羽海野チカとおかざき真里が語る「女のマンガ道」

マンガ

公開日:2011/9/5

 『ハチミツとクローバー』『3月のライオン』の羽海野チカと、『サプリ』『&-アンド-』のおかざき真里。お互いにファン同士という人気女性マンガ家二人が、「女子ならではのマンガ道」について語り合った。
  
 「おかざきさんがすごいなと思うのは、お子さんが3人いらっしゃいますよね。子育てをしながら、“どうやってあのマンガのクオリティを!!”と思って。最近は、私の好きな女性マンガ家さんでお子さんいらっしゃる方が増えてきて。私はみんなより時間があるのに、みんなよりクオリティが下がってしまったら“合わせる顔がない!”と思うんですよ。
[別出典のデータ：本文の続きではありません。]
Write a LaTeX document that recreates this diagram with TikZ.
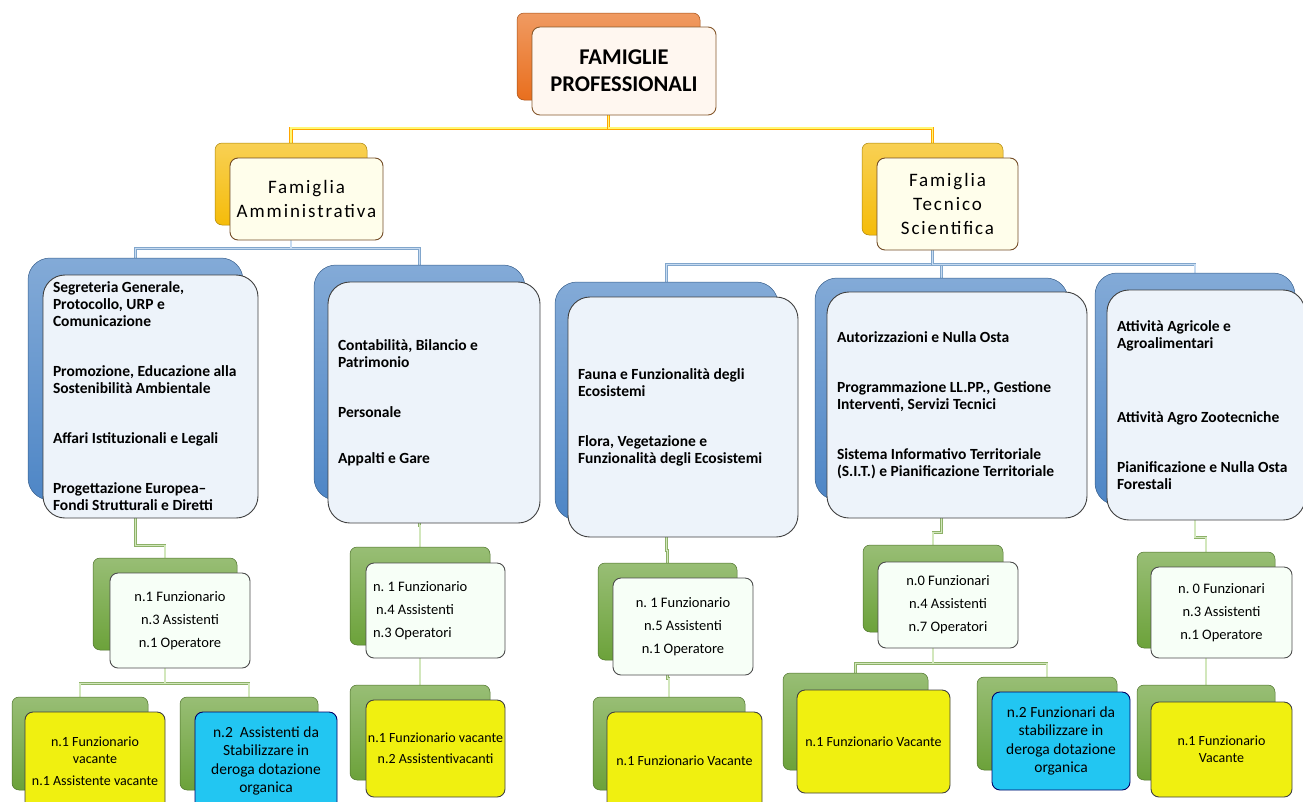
\documentclass[tikz,border=0pt]{standalone}
\usepackage{fontspec}
\setmainfont{Carlito}
\frenchspacing
\usetikzlibrary{backgrounds,calc}
\definecolor{orA}{HTML}{FAB27A}
\definecolor{orB}{HTML}{E96F1E}
\definecolor{ylA}{HTML}{FFE066}
\definecolor{ylB}{HTML}{F5BC0A}
\definecolor{blA}{HTML}{8FB8E3}
\definecolor{blB}{HTML}{4E86C6}
\definecolor{gnA}{HTML}{A6D07A}
\definecolor{gnB}{HTML}{6CA23A}
\definecolor{unitbg}{HTML}{EDF3FA}
\definecolor{leafyl}{HTML}{F0F010}
\definecolor{leafcy}{HTML}{22C6F2}
\tikzset{
  backbox/.style={rounded corners=7pt, inner sep=0pt, draw=#1!70!black, line width=0.5pt, top color=#1!70!white, bottom color=#1},
  frontbox/.style={rounded corners=8pt, inner sep=0pt, line width=0.9pt, align=center},
  topfr/.style={frontbox, draw=brown!70!black, fill=orange!6!white, font=\fontsize{22.5}{27}\selectfont\bfseries},
  famfr/.style={frontbox, draw=brown!60!black, fill=yellow!8!white, font=\fontsize{19}{24}\selectfont\addfontfeature{LetterSpace=10}},
  unitfr/.style={frontbox, rounded corners=22pt, draw=black!75, fill=unitbg, align=flush left, inner xsep=10pt, font=\fontsize{15.5}{17}\selectfont\bfseries},
  staffr/.style={frontbox, draw=black!70, fill=green!3!white, font=\fontsize{14.5}{23}\selectfont},
  vacfr/.style={frontbox, draw=black!75, fill=leafyl, font=\fontsize{14}{17}\selectfont},
  stabfr/.style={frontbox, draw=blue!40!black, fill=leafcy, font=\fontsize{15.5}{18.5}\selectfont},
  orconn/.style={draw=orange!70!yellow, double=yellow!55!white, double distance=1.8pt, line width=0.8pt},
  blconn/.style={draw=blA!90!black, double=blA!50!white, double distance=1.3pt, line width=0.7pt},
  gnconn/.style={draw=gnA!85!black, double=gnA!50!white, double distance=1.3pt, line width=0.7pt}
}

\begin{document}
\begin{tikzpicture}[x=1pt,y=-1pt]
\useasboundingbox (0,0) rectangle (1303,801);
% vertice
\node[backbox=orB, minimum width=183, minimum height=87] (topbk) at (608.5,56.5) {};
\node[topfr, minimum width=184, minimum height=88] (top) at (624,71) {FAMIGLIE\\PROFESSIONALI};
% famiglie
\node[backbox=ylB, minimum width=152, minimum height=82] (ammbk) at (291,184) {};
\node[famfr, minimum width=153, minimum height=82] (amm) at (306.5,199) {Famiglia\\Amministrativa};
\node[backbox=ylB, minimum width=141, minimum height=92] (tecbk) at (932.5,189) {};
\node[famfr, minimum width=141, minimum height=92] (tec) at (947.5,204) {Famiglia\\Tecnico\\Scientifica};
% servizi
\node[backbox=blB, rounded corners=22pt, minimum width=215, minimum height=242] (segbk) at (135.5,379) {};
\node[unitfr, minimum width=215, minimum height=243, text width=195] (seg) at (150.5,396.5)
  {Segreteria Generale,\\Protocollo, URP e\\Comunicazione\\[33pt]Promozione, Educazione alla\\Sostenibilità Ambientale\\[33pt]Affari Istituzionali e Legali\\[33pt]Progettazione Europea–\\Fondi Strutturali e Diretti};
\node[backbox=blB, rounded corners=22pt, minimum width=211, minimum height=235] (conbk) at (419.5,382.5) {};
\node[unitfr, minimum width=212, minimum height=241, text width=192] (con) at (434,402.5)
  {Contabilità, Bilancio e\\Patrimonio\\[33pt]Personale\\[29pt]Appalti e Gare};
\node[backbox=blB, rounded corners=22pt, minimum width=223, minimum height=238] (faubk) at (666.5,401) {};
\node[unitfr, minimum width=230, minimum height=240, text width=210] (fau) at (683,417)
  {Fauna e Funzionalità degli\\Ecosistemi\\[33pt]Flora, Vegetazione e\\Funzionalità degli Ecosistemi};
\node[backbox=blB, rounded corners=22pt, minimum width=253, minimum height=222] (autbk) at (941.5,389) {};
\node[unitfr, minimum width=260, minimum height=226, text width=240] (aut) at (957,405)
  {Autorizzazioni e Nulla Osta\\[33pt]Programmazione LL.PP., Gestione\\Interventi, Servizi Tecnici\\[33pt]Sistema Informativo Territoriale\\(S.I.T.) e Pianificazione Territoriale};
\node[backbox=blB, rounded corners=22pt, minimum width=200, minimum height=232] (attbk) at (1195,389) {};
\node[unitfr, minimum width=198, minimum height=230, text width=178] (att) at (1206,405)
  {Attività Agricole e\\Agroalimentari\\[57pt]Attività Agro Zootecniche\\[33pt]Pianificazione e Nulla Osta\\Forestali};
% dotazioni
\node[backbox=gnB, minimum width=144, minimum height=92] (g1bk) at (165,604) {};
\node[staffr, minimum width=140, minimum height=95] (g1) at (180,620.5) {n.1 Funzionario\\n.3 Assistenti\\n.1 Operatore};
\node[backbox=gnB, minimum width=140, minimum height=98] (g2bk) at (420,596) {};
\node[staffr, align=flush left, inner xsep=7pt, text width=125, minimum width=139, minimum height=95] (g2) at (435.5,610.5) {n. 1 Funzionario\\\hspace*{3pt}n.4 Assistenti\\n.3 Operatori};
\node[backbox=gnB, minimum width=139, minimum height=97] (g3bk) at (667.5,611.5) {};
\node[staffr, minimum width=140, minimum height=97] (g3) at (683,626.5) {n. 1 Funzionario\\n.5 Assistenti\\n.1 Operatore};
\node[backbox=gnB, minimum width=140, minimum height=87] (g4bk) at (933,588.5) {};
\node[staffr, minimum width=140, minimum height=86] (g4) at (948,605) {n.0 Funzionari\\n.4 Assistenti\\n.7 Operatori};
\node[backbox=gnB, minimum width=138, minimum height=96] (g5bk) at (1206,600) {};
\node[staffr, minimum width=141, minimum height=91] (g5) at (1221.5,612.5) {n. 0 Funzionari\\n.3 Assistenti\\n.1 Operatore};
% vacanti e stabilizzazioni
\node[backbox=gnB, minimum width=136, minimum height=93] (l1bk) at (80,743.5) {};
\node[vacfr, minimum width=140, minimum height=98] (l1) at (95,761) {n.1 Funzionario\\vacante\\[5pt]n.1 Assistente vacante};
\node[backbox=gnB, minimum width=138, minimum height=93] (l2bk) at (249,743.5) {};
\node[stabfr, minimum width=142, minimum height=98] (l2) at (266,761) {n.2\ \ Assistenti da\\Stabilizzare\ in\\deroga dotazione\\organica};
\node[backbox=gnB, minimum width=140, minimum height=95] (l3bk) at (420,732.5) {};
\node[vacfr, minimum width=139, minimum height=97] (l3) at (435.5,748.5) {n.1 Funzionario vacante\\[4pt]n.2 Assistentivacanti};
\node[backbox=gnB, minimum width=152, minimum height=93] (l4bk) at (669,743.5) {};
\node[vacfr, minimum width=155, minimum height=98] (l4) at (684.5,761) {n.1 Funzionario Vacante};
\node[backbox=gnB, minimum width=145, minimum height=97] (l5bk) at (855.5,721.5) {};
\node[vacfr, minimum width=153, minimum height=103] (l5) at (873.5,741.5) {n.1 Funzionario Vacante};
\node[backbox=gnB, minimum width=140, minimum height=93] (l6bk) at (1047,723.5) {};
\node[stabfr, minimum width=138, minimum height=98] (l6) at (1061,741) {n.2 Funzionari da\\stabilizzare in\\deroga dotazione\\organica};
\node[backbox=gnB, minimum width=138, minimum height=95] (l7bk) at (1206,732.5) {};
\node[vacfr, minimum width=141, minimum height=95] (l7) at (1221.5,749.5) {n.1 Funzionario\\Vacante};
% collegamenti
\begin{scope}[on background layer]
\draw[orconn] (topbk.south) -- ++(0,28) -| (ammbk.north);
\draw[orconn] (topbk.south) -- ++(0,28) -| (tecbk.north);
\draw[blconn] (ammbk.south) -- ++(0,23) -| (segbk.north);
\draw[blconn] (ammbk.south) -- ++(0,23) -| (conbk.north);
\draw[blconn] (tecbk.south) -- ++(0,29) -| (faubk.north);
\draw[blconn] (tecbk.south) -- ++(0,29) -| (autbk.north);
\draw[blconn] (tecbk.south) -- ++(0,29) -| (attbk.north);
\draw[gnconn] (segbk.south) -- ++(0,45) -| (g1bk.north);
\draw[gnconn] (conbk.south) -- ++(0,25) -| (g2bk.north);
\draw[gnconn] (faubk.south) -- ++(0,30) -| (g3bk.north);
\draw[gnconn] (autbk.south) -- ++(0,32) -| (g4bk.north);
\draw[gnconn] (attbk.south) -- ++(0,32) -| (g5bk.north);
\draw[gnconn] (g1bk.south) -- ++(0,33) -| (l1bk.north);
\draw[gnconn] (g1bk.south) -- ++(0,33) -| (l2bk.north);
\draw[gnconn] (g2bk.south) -- ++(0,20) -| (l3bk.north);
\draw[gnconn] (g3bk.south) -- ++(0,18) -| (l4bk.north);
\draw[gnconn] (g4bk.south) -- ++(0,31) -| (l5bk.north);
\draw[gnconn] (g4bk.south) -- ++(0,31) -| (l6bk.north);
\draw[gnconn] (g5bk.south) -- ++(0,18) -| (l7bk.north);
\end{scope}
\end{tikzpicture}
\end{document}
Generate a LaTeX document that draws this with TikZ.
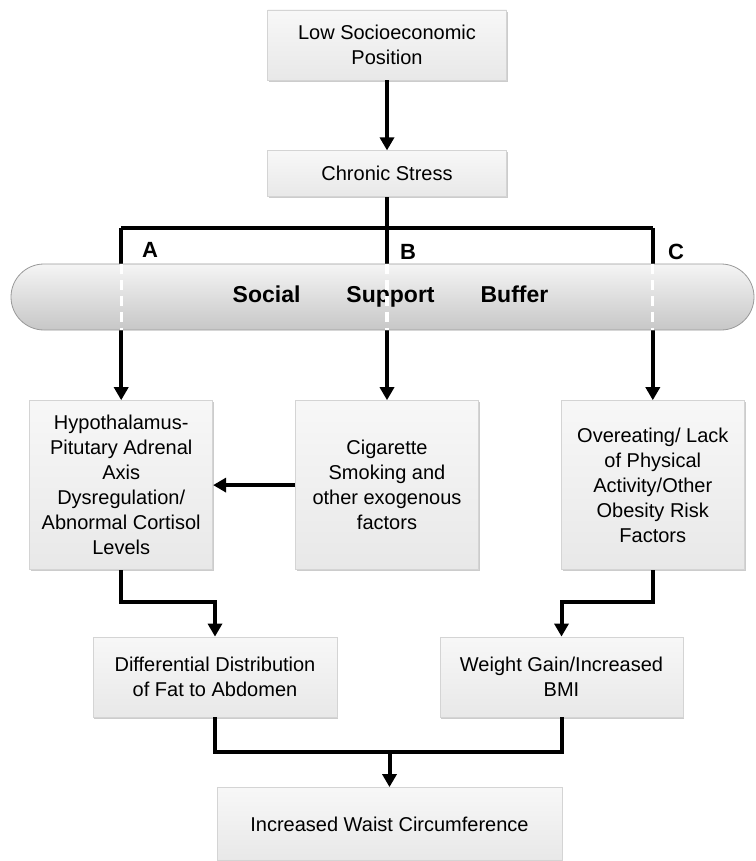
\documentclass[tikz,border=0pt]{standalone}
\usepackage{fontspec}
\setmainfont{Liberation Sans}
\usepackage{xcolor}
\usetikzlibrary{positioning,calc,shadows}
\usetikzlibrary{arrows.meta}

\tikzset{
  box/.style={draw=black!17, top color=black!3, bottom color=black!9, align=center,
    inner sep=0pt, font=\fontsize{10}{12.5}\selectfont,
    drop shadow={shadow xshift=0.6pt, shadow yshift=-0.8pt, opacity=0.2, fill=black}},
  pill/.style={draw=black!40, top color=black!4, bottom color=black!22, rounded corners=16.5pt,
    minimum width=371.5pt, minimum height=33pt, inner sep=0pt,
    font=\fontsize{11.5}{13}\selectfont\bfseries},
  letter/.style={font=\fontsize{11}{12}\selectfont\bfseries, inner sep=0pt},
  link/.style={line width=2pt, black},
  arr/.style={link, -{Triangle[width=7pt,length=6.5pt]}},
  gap/.style={white, line width=1.6pt, dash pattern=on 5pt off 3pt}
}

\begin{document}
\begin{tikzpicture}[x=0.5pt,y=-0.5pt]
        \useasboundingbox (0,0) rectangle (755,861);
        \node (1) [box, minimum width=119.5pt, minimum height=35pt] at (387,45) {Low Socioeconomic\\Position};
        \node (2) [box, minimum width=119.5pt, minimum height=23pt, below = 35pt of 1] {Chronic Stress};
        \node (4) [box, minimum width=91.5pt, minimum height=84.5pt, below = 101.5pt of 2] {Cigarette\\Smoking and\\other exogenous\\factors};
        \node (3) [box, minimum width=91.5pt, minimum height=84.5pt, left = 41pt of 4] {Hypothalamus-\\Pitutary Adrenal\\Axis\\Dysregulation/\\Abnormal Cortisol\\Levels};
        \node (5) [box, minimum width=91.5pt, minimum height=84.5pt, right = 41pt of 4] {Overeating/ Lack\\of Physical\\Activity/Other\\Obesity Risk\\Factors};
        \node (6) [box, minimum width=122pt, minimum height=40pt] at (215,677) {Differential Distribution\\of Fat to Abdomen};
        \node (7) [box, minimum width=121.5pt, minimum height=40pt] at (561.5,677) {Weight Gain/Increased\\BMI};
        \node (8) [box, minimum width=172.5pt, minimum height=36.5pt] at (389.5,824) {Increased Waist Circumference};
        \coordinate (split) at (387,228);
        \coordinate (j1) at ($(6.north)+(0,-35)$);
        \coordinate (j2) at ($(7.north)+(0,-35)$);
        \coordinate (j3) at ($(8.north)+(0,-35)$);
        \draw[arr] (1) -- (2);
        \draw[link] (2) -- (split);
        \draw[link] (split -| 3) -- (split -| 5);
        \draw[arr] (split -| 3) -- (3);
        \draw[arr] (split) -- (split |- 4.north);
        \draw[arr] (split -| 5) -- (5);
        % buffer sits on top of the three branches
        \node (9) [pill] at (382.5,297) {\hspace*{8pt}Social\hspace{23pt}Support\hspace{23pt}Buffer};
        \draw[gap] (9.north -| 3) -- (9.south -| 3);
        \draw[gap] (9.north -| split) -- (9.south -| split);
        \draw[gap] (9.north -| 5) -- (9.south -| 5);
        \node (a) [letter] at (150,250) {A};
        \node (b) [letter] at (408,252) {B};
        \node (c) [letter] at (676,252) {C};
        \draw[arr] (4) -- (3);
        \draw[arr] (3.south) |- (j1) -- (6.north);
        \draw[arr] (5.south) |- (j2) -- (7.north);
        \draw[link] (6.south) |- (j3) -| (7.south);
        \draw[arr] (j3) -- (8.north);
    \end{tikzpicture}
\end{document}
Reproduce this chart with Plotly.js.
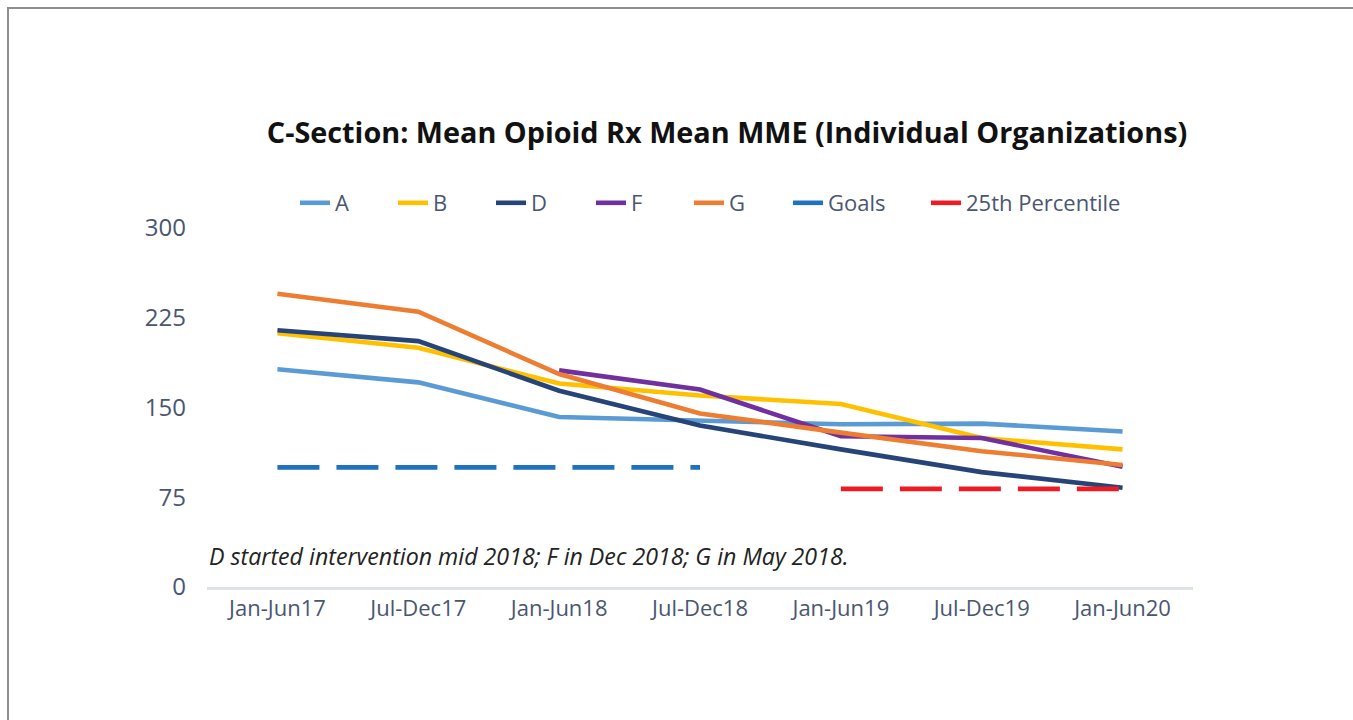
<!DOCTYPE html>
<html>
<head>
<meta charset="utf-8">
<script src="https://cdn.plot.ly/plotly-3.0.1.min.js"></script>
<style>
  html, body { margin: 0; padding: 0; background: #ffffff; }
  #chart { position: absolute; left: 0; top: 0; width: 1353px; height: 720px; }
  #frame { position: absolute; left: 7px; top: 7px; width: 2000px; height: 2000px;
           border-left: 2px solid #8e8e8e; border-top: 2px solid #8e8e8e; pointer-events: none; }
</style>
</head>
<body>
<div id="chart"></div>
<div id="frame"></div>
<script>
const categories = ["Jan-Jun17", "Jul-Dec17", "Jan-Jun18", "Jul-Dec18", "Jan-Jun19", "Jul-Dec19", "Jan-Jun20"];
const seriesA = [182, 171, 142, 139, 136, 136.5, 130];
const seriesB = [212, 200, 170, 160, 153, 124.5, 115];
const seriesD = [214.5, 205.5, 164, 135, 115, 96, 83];
const seriesF = [null, null, 181, 165, 126, 124.5, 100.5];
const seriesG = [245, 230, 178, 145, 129, 113.5, 102];
const goals = [100, 100, 100, 100, null, null, null];
const pct25 = [null, null, null, null, 82, 82, 82];
const yTicks = [0, 75, 150, 225, 300];
const titleText = "C-Section: Mean Opioid Rx Mean MME (Individual Organizations)";
const noteText = "D started intervention mid 2018; F in Dec 2018; G in May 2018.";

const FONT = "'Open Sans', Lato, sans-serif";
const W = 4.6;
function line(name, y, color, dash, lw) {
  return { type: "scatter", mode: "lines", name: name, x: categories, y: y,
           line: { color: color, width: W, dash: dash || "solid" },
           legendwidth: lw, connectgaps: false, hoverinfo: "skip" };
}
const traces = [
  line("A", seriesA, "#5b9bd5", "solid", 53),
  line("B", seriesB, "#ffc000", "solid", 53),
  line("D", seriesD, "#264478", "solid", 55),
  line("F", seriesF, "#7030a0", "solid", 53),
  line("G", seriesG, "#ed7d31", "solid", 54),
  line("Goals", goals, "#1f72c0", "42px,17px", 93),
  line("25th Percentile", pct25, "#ed1c24", "42px,17px", 170)
];

const layout = {
  width: 1353, height: 720,
  margin: { l: 207, r: 160, t: 228, b: 133 },
  paper_bgcolor: "#ffffff", plot_bgcolor: "#ffffff",
  showlegend: true,
  title: { text: "<b>" + titleText + "</b>", font: { family: FONT, size: 28.8, color: "#111111" },
           x: 727 / 1353, xanchor: "center", xref: "container",
           y: 1 - 133 / 720, yanchor: "middle", yref: "container" },
  legend: { orientation: "h", x: (295 - 207) / 986, xanchor: "left", y: 1 + (228 - 203) / 359, yanchor: "middle",
            font: { family: FONT, size: 22, color: "#4a5670" }, itemwidth: 30, traceorder: "normal" },
  xaxis: { type: "category", range: [-0.5, 6.5], showgrid: false, zeroline: false,
           showline: true, linecolor: "#dde2ec", linewidth: 3,
           ticks: "", tickfont: { family: FONT, size: 22, color: "#4a5670" }, ticklabelstandoff: 0 },
  yaxis: { range: [0, 300], tickvals: yTicks, ticktext: yTicks.map(String), showgrid: false,
           zeroline: false, showline: false, ticks: "",
           tickfont: { family: FONT, size: 24, color: "#4a5670" }, ticklabelstandoff: 20 },
  annotations: [{ text: "<i>" + noteText + "</i>", xref: "paper", yref: "paper",
                  x: 0, xanchor: "left", y: (587 - 556) / 359, yanchor: "middle", showarrow: false,
                  font: { family: FONT, size: 23.2, color: "#222222" } }]
};
Plotly.newPlot("chart", traces, layout, { staticPlot: true, displayModeBar: false });
</script>
</body>
</html>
みんなは家族も背負って頑張っているのに、私は自分のことだけで一杯いっぱいになって、自分ひとりの身さえ持て余して“情けない!”って思って……」(羽海野さん)
  
 「確かに、女子のマンガ道って難しいですよね。私は物理的にマンガのための取材等に割ける時間は限られている。マンガのためにもっと時間を作りたい、クオリティを上げるためにやれることはなんでもやりたいって思うけど、そうはできない中で工面して描くしかなくて、もどかしい気持ちになることもあるんです。もしも今ひとりだったら……逆にクオリティが下がるかもとも思うんですけれど、私の場合」(おかざきさん)
  
 そんなおかざきさんにも葛藤はあるようだ。
  
 「自分として仕事の仕方はギリギリいっぱいなんですけれど、じゃあ、“母親として、どうよ?”と。母親としての自信がないまま母親業もやらなきゃいけないから、いろんなことが重なって“ワーッ!”となっちゃう時はあります。“私はまだぜんぜんできてない、マンガも、母親も!”とか思うと大変なことになっちゃうので、毎日お酒を飲んであっはっはっはと(笑)。腹が据わるとラクなんですよね、きっと。でも、据わった人のマンガが面白いかっていうと、どうなんでしょう。だって『ライオン』すごく面白いですから!」(おかざきさん)
  
 「“腹が据わらないままでいて”って、お友達にも言われるんです(笑)。確かに、どんなことでもプラスにできる、はずなんですよね。それを今、人体実験しているところなんです」(羽海野さん)
  
 こうした女性マンガ家ならではの葛藤こそが、彼女たちの作品に豊かな深みを与えているのは、間違いないところだ。